» YOUR OBJECTIVE: Transcribe the listing in full, excluding any pictures.
>> begin
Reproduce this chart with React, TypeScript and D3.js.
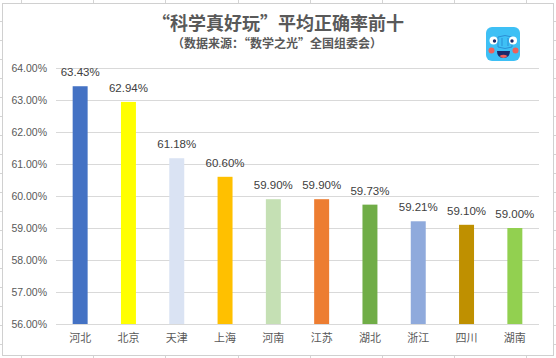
import React from "react";
import * as d3 from "d3";

const categories = ["河北", "北京", "天津", "上海", "河南", "江苏", "湖北", "浙江", "四川", "湖南"];
const values = [63.43, 62.94, 61.18, 60.6, 59.9, 59.9, 59.73, 59.21, 59.1, 59.0];
const barColors = ["#4472C4", "#FFFF00", "#DAE3F3", "#FFC000", "#C5E0B4", "#ED7D31", "#70AD47", "#8FAADC", "#BF9000", "#92D050"];
const yTicks = [56, 57, 58, 59, 60, 61, 62, 63, 64];
const title = "“科学真好玩”平均正确率前十";
const subtitle = "（数据来源：“数学之光”全国组委会）";

const W = 556;
const H = 358;

export default function App() {
  const x = d3.scaleBand<string>().domain(categories).range([56, 539]).paddingInner(0.69).paddingOuter(0.345);
  const y = d3.scaleLinear().domain([56, 64]).range([324, 68]);
  const fmt = (v: number) => v.toFixed(2) + "%";

  const colLines = d3.range(8).map((i) => 21 + i * 72.2);
  const rowLines = d3.range(18).map((i) => 21 + i * 19);

  return (
    <svg width={W} height={H} style={{ position: "absolute", left: 0, top: 0, background: "#fff" }}>
      {/* spreadsheet grid stubs */}
      {colLines.map((cx, i) => (
        <g key={"c" + i} stroke="#d4d4d4" strokeWidth={1}>
          <line x1={Math.round(cx) + 0.5} x2={Math.round(cx) + 0.5} y1={0} y2={3} />
          <line x1={Math.round(cx) + 0.5} x2={Math.round(cx) + 0.5} y1={356} y2={358} />
        </g>
      ))}
      {rowLines.map((ry, i) => (
        <g key={"r" + i} stroke="#d4d4d4" strokeWidth={1}>
          <line x1={0} x2={2} y1={Math.round(ry) + 0.5} y2={Math.round(ry) + 0.5} />
          <line x1={554} x2={556} y1={Math.round(ry) + 0.5} y2={Math.round(ry) + 0.5} />
        </g>
      ))}
      {/* chart border */}
      <rect x={2.5} y={3.5} width={551} height={352} fill="#fff" stroke="#d0d0d0" strokeWidth={1} />

      {/* title */}
      <text x={278} y={30} textAnchor="middle" fontFamily="'Noto Sans CJK SC', sans-serif" fontSize={18} fontWeight="bold" fill="#595959">
        {title}
      </text>
      <text x={277} y={48} textAnchor="middle" fontFamily="'Noto Sans CJK SC', sans-serif" fontSize={12} fontWeight="bold" fill="#595959">
        {subtitle}
      </text>

      {/* gridlines */}
      {yTicks.map((t) => (
        <line key={t} x1={56} x2={539} y1={Math.round(y(t)) + 0.5} y2={Math.round(y(t)) + 0.5} stroke="#d9d9d9" strokeWidth={1} />
      ))}
      {/* y labels */}
      {yTicks.map((t) => (
        <text key={"l" + t} x={47} y={y(t) + 4} textAnchor="end" fontFamily="'Liberation Sans', Arial, sans-serif" fontSize={10.5} fill="#595959">
          {fmt(t)}
        </text>
      ))}

      {/* bars */}
      {categories.map((c, i) => (
        <rect key={c} x={x(c)} y={y(values[i])} width={x.bandwidth()} height={y(56) - y(values[i])} fill={barColors[i]} />
      ))}
      {/* axis line */}
      <line x1={56} x2={539} y1={Math.round(y(56)) + 0.5} y2={Math.round(y(56)) + 0.5} stroke="#d9d9d9" strokeWidth={1} />

      {/* value labels */}
      {categories.map((c, i) => (
        <text key={"v" + c} x={(x(c) as number) + x.bandwidth() / 2} y={y(values[i]) - 10} textAnchor="middle" fontFamily="'Liberation Sans', Arial, sans-serif" fontSize={11.5} fill="#404040">
          {fmt(values[i])}
        </text>
      ))}
      {/* category labels */}
      {categories.map((c) => (
        <text key={"x" + c} x={(x(c) as number) + x.bandwidth() / 2} y={342} textAnchor="middle" fontFamily="'Noto Sans CJK SC', sans-serif" fontSize={11} fill="#595959">
          {c}
        </text>
      ))}

      {/* icon */}
      <g>
        <rect x={486} y={27} width={34} height={34} rx={6} fill="#3EC0F5" />
        <path d="M498,37 Q505,34 512,37 L512,47 Q505,50 498,47 Z" fill="none" stroke="#2B8FD6" strokeWidth={1} />
        <line x1={502} x2={502} y1={38} y2={46} stroke="#2B8FD6" strokeWidth={1} />
        <line x1={508} x2={508} y1={38} y2={46} stroke="#2B8FD6" strokeWidth={1} />
        <circle cx={493.5} cy={40.5} r={4} fill="#fff" />
        <circle cx={513} cy={40.5} r={4} fill="#fff" />
        <circle cx={494.5} cy={41} r={1.7} fill="#1B2A6B" />
        <circle cx={512} cy={41} r={1.7} fill="#1B2A6B" />
        <circle cx={491.5} cy={50.5} r={3} fill="#F0605A" />
        <circle cx={515.5} cy={50.5} r={3} fill="#F0605A" />
        <path d="M497,51 L510,51 Q510,58 503.5,58 Q497,58 497,51 Z" fill="#1B2A6B" />
        <path d="M499.5,56 Q503.5,53.5 507.5,56 Q505.5,58 503.5,58 Q501.5,58 499.5,56 Z" fill="#F0605A" />
      </g>
    </svg>
  );
}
>> end
» CORRECT RESULT:
Reproduce this chart with React, TypeScript and D3.js.
import React from "react";
import * as d3 from "d3";

const categories = ["河北", "北京", "天津", "上海", "河南", "江苏", "湖北", "浙江", "四川", "湖南"];
const values = [63.43, 62.94, 61.18, 60.6, 59.9, 59.9, 59.73, 59.21, 59.1, 59.0];
const barColors = ["#4472C4", "#FFFF00", "#DAE3F3", "#FFC000", "#C5E0B4", "#ED7D31", "#70AD47", "#8FAADC", "#BF9000", "#92D050"];
const yTicks = [56, 57, 58, 59, 60, 61, 62, 63, 64];
const title = "“科学真好玩”平均正确率前十";
const subtitle = "（数据来源：“数学之光”全国组委会）";

const W = 556;
const H = 358;

export default function App() {
  const x = d3.scaleBand<string>().domain(categories).range([56, 539]).paddingInner(0.69).paddingOuter(0.345);
  const y = d3.scaleLinear().domain([56, 64]).range([324, 68]);
  const fmt = (v: number) => v.toFixed(2) + "%";

  const colLines = d3.range(8).map((i) => 21 + i * 72.2);
  const rowLines = d3.range(18).map((i) => 21 + i * 19);

  return (
    <svg width={W} height={H} style={{ position: "absolute", left: 0, top: 0, background: "#fff" }}>
      {/* spreadsheet grid stubs */}
      {colLines.map((cx, i) => (
        <g key={"c" + i} stroke="#d4d4d4" strokeWidth={1}>
          <line x1={Math.round(cx) + 0.5} x2={Math.round(cx) + 0.5} y1={0} y2={3} />
          <line x1={Math.round(cx) + 0.5} x2={Math.round(cx) + 0.5} y1={356} y2={358} />
        </g>
      ))}
      {rowLines.map((ry, i) => (
        <g key={"r" + i} stroke="#d4d4d4" strokeWidth={1}>
          <line x1={0} x2={2} y1={Math.round(ry) + 0.5} y2={Math.round(ry) + 0.5} />
          <line x1={554} x2={556} y1={Math.round(ry) + 0.5} y2={Math.round(ry) + 0.5} />
        </g>
      ))}
      {/* chart border */}
      <rect x={2.5} y={3.5} width={551} height={352} fill="#fff" stroke="#d0d0d0" strokeWidth={1} />

      {/* title */}
      <text x={278} y={30} textAnchor="middle" fontFamily="'Noto Sans CJK SC', sans-serif" fontSize={18} fontWeight="bold" fill="#595959">
        {title}
      </text>
      <text x={277} y={48} textAnchor="middle" fontFamily="'Noto Sans CJK SC', sans-serif" fontSize={12} fontWeight="bold" fill="#595959">
        {subtitle}
      </text>

      {/* gridlines */}
      {yTicks.map((t) => (
        <line key={t} x1={56} x2={539} y1={Math.round(y(t)) + 0.5} y2={Math.round(y(t)) + 0.5} stroke="#d9d9d9" strokeWidth={1} />
      ))}
      {/* y labels */}
      {yTicks.map((t) => (
        <text key={"l" + t} x={47} y={y(t) + 4} textAnchor="end" fontFamily="'Liberation Sans', Arial, sans-serif" fontSize={10.5} fill="#595959">
          {fmt(t)}
        </text>
      ))}

      {/* bars */}
      {categories.map((c, i) => (
        <rect key={c} x={x(c)} y={y(values[i])} width={x.bandwidth()} height={y(56) - y(values[i])} fill={barColors[i]} />
      ))}
      {/* axis line */}
      <line x1={56} x2={539} y1={Math.round(y(56)) + 0.5} y2={Math.round(y(56)) + 0.5} stroke="#d9d9d9" strokeWidth={1} />

      {/* value labels */}
      {categories.map((c, i) => (
        <text key={"v" + c} x={(x(c) as number) + x.bandwidth() / 2} y={y(values[i]) - 10} textAnchor="middle" fontFamily="'Liberation Sans', Arial, sans-serif" fontSize={11.5} fill="#404040">
          {fmt(values[i])}
        </text>
      ))}
      {/* category labels */}
      {categories.map((c) => (
        <text key={"x" + c} x={(x(c) as number) + x.bandwidth() / 2} y={342} textAnchor="middle" fontFamily="'Noto Sans CJK SC', sans-serif" fontSize={11} fill="#595959">
          {c}
        </text>
      ))}

      {/* icon */}
      <g>
        <rect x={486} y={27} width={34} height={34} rx={6} fill="#3EC0F5" />
        <path d="M498,37 Q505,34 512,37 L512,47 Q505,50 498,47 Z" fill="none" stroke="#2B8FD6" strokeWidth={1} />
        <line x1={502} x2={502} y1={38} y2={46} stroke="#2B8FD6" strokeWidth={1} />
        <line x1={508} x2={508} y1={38} y2={46} stroke="#2B8FD6" strokeWidth={1} />
        <circle cx={493.5} cy={40.5} r={4} fill="#fff" />
        <circle cx={513} cy={40.5} r={4} fill="#fff" />
        <circle cx={494.5} cy={41} r={1.7} fill="#1B2A6B" />
        <circle cx={512} cy={41} r={1.7} fill="#1B2A6B" />
        <circle cx={491.5} cy={50.5} r={3} fill="#F0605A" />
        <circle cx={515.5} cy={50.5} r={3} fill="#F0605A" />
        <path d="M497,51 L510,51 Q510,58 503.5,58 Q497,58 497,51 Z" fill="#1B2A6B" />
        <path d="M499.5,56 Q503.5,53.5 507.5,56 Q505.5,58 503.5,58 Q501.5,58 499.5,56 Z" fill="#F0605A" />
      </g>
    </svg>
  );
}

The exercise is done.